* _WHAT IS NEEDED_
Write the data out again exactly, dropping any images it holds.

* _DATA SECTION_

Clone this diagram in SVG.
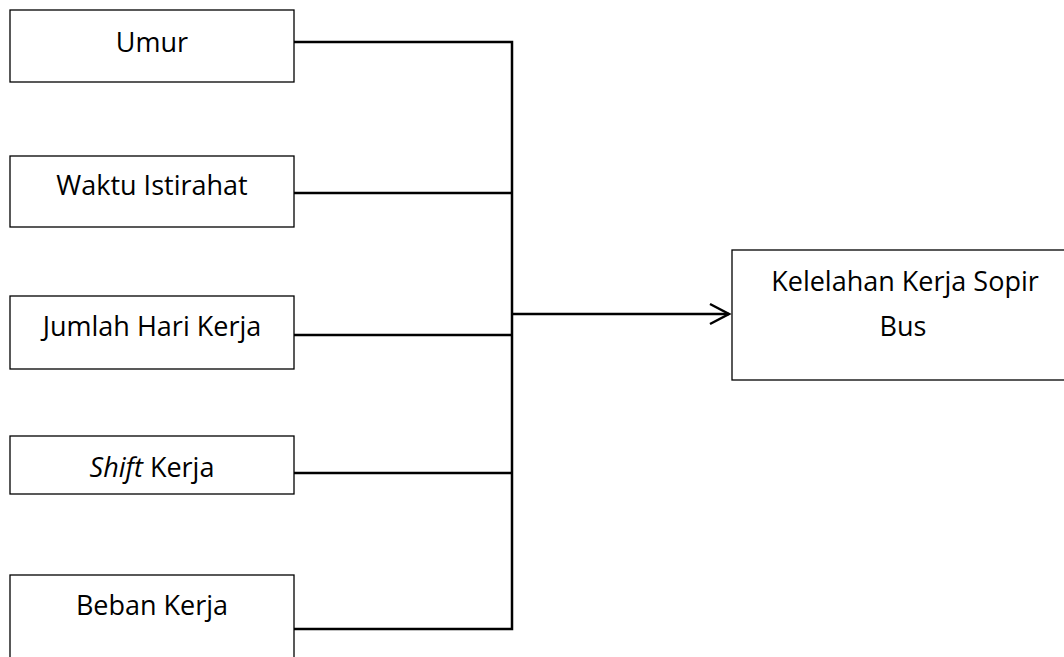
<svg xmlns="http://www.w3.org/2000/svg" width="1064" height="657" viewBox="0 0 1064 657">
<style>
.box{fill:#fff;stroke:#000;stroke-width:1.3}
.t{font-family:"Open Sans","Noto Sans",sans-serif;font-size:27px;fill:#000;text-anchor:middle}
.c{fill:none;stroke:#000;stroke-width:2.5}
</style>
<rect width="1064" height="657" fill="#fff"/>
<g id="connectors">
<path class="c" d="M294 42H512V629H294M294 193H512M294 335H512M294 473H512M512 314H729"/>
<path class="c" d="M710 304L729 314L710 324"/>
</g>
<g id="umur"><rect class="box" x="10" y="10" width="284" height="72"/><text class="t" x="152" y="52">Umur</text></g>
<g id="waktu"><rect class="box" x="10" y="156" width="284" height="71"/><text class="t" x="152" y="195">Waktu Istirahat</text></g>
<g id="jumlah"><rect class="box" x="10" y="296" width="284" height="73"/><text class="t" x="152" y="336">Jumlah Hari Kerja</text></g>
<g id="shift"><rect class="box" x="10" y="436" width="284" height="58"/><text class="t" x="152" y="477"><tspan font-style="italic">Shift</tspan> Kerja</text></g>
<g id="beban"><rect class="box" x="10" y="575" width="284" height="100"/><text class="t" x="152" y="615">Beban Kerja</text></g>
<g id="kelelahan"><rect class="box" x="732" y="250" width="340" height="130"/><text class="t" x="905" y="291">Kelelahan Kerja Sopir</text><text class="t" x="903" y="336">Bus</text></g>
</svg>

* _IN RESPONSE_
Clone this diagram in SVG.
<svg xmlns="http://www.w3.org/2000/svg" width="1064" height="657" viewBox="0 0 1064 657">
<style>
.box{fill:#fff;stroke:#000;stroke-width:1.3}
.t{font-family:"Open Sans","Noto Sans",sans-serif;font-size:27px;fill:#000;text-anchor:middle}
.c{fill:none;stroke:#000;stroke-width:2.5}
</style>
<rect width="1064" height="657" fill="#fff"/>
<g id="connectors">
<path class="c" d="M294 42H512V629H294M294 193H512M294 335H512M294 473H512M512 314H729"/>
<path class="c" d="M710 304L729 314L710 324"/>
</g>
<g id="umur"><rect class="box" x="10" y="10" width="284" height="72"/><text class="t" x="152" y="52">Umur</text></g>
<g id="waktu"><rect class="box" x="10" y="156" width="284" height="71"/><text class="t" x="152" y="195">Waktu Istirahat</text></g>
<g id="jumlah"><rect class="box" x="10" y="296" width="284" height="73"/><text class="t" x="152" y="336">Jumlah Hari Kerja</text></g>
<g id="shift"><rect class="box" x="10" y="436" width="284" height="58"/><text class="t" x="152" y="477"><tspan font-style="italic">Shift</tspan> Kerja</text></g>
<g id="beban"><rect class="box" x="10" y="575" width="284" height="100"/><text class="t" x="152" y="615">Beban Kerja</text></g>
<g id="kelelahan"><rect class="box" x="732" y="250" width="340" height="130"/><text class="t" x="905" y="291">Kelelahan Kerja Sopir</text><text class="t" x="903" y="336">Bus</text></g>
</svg>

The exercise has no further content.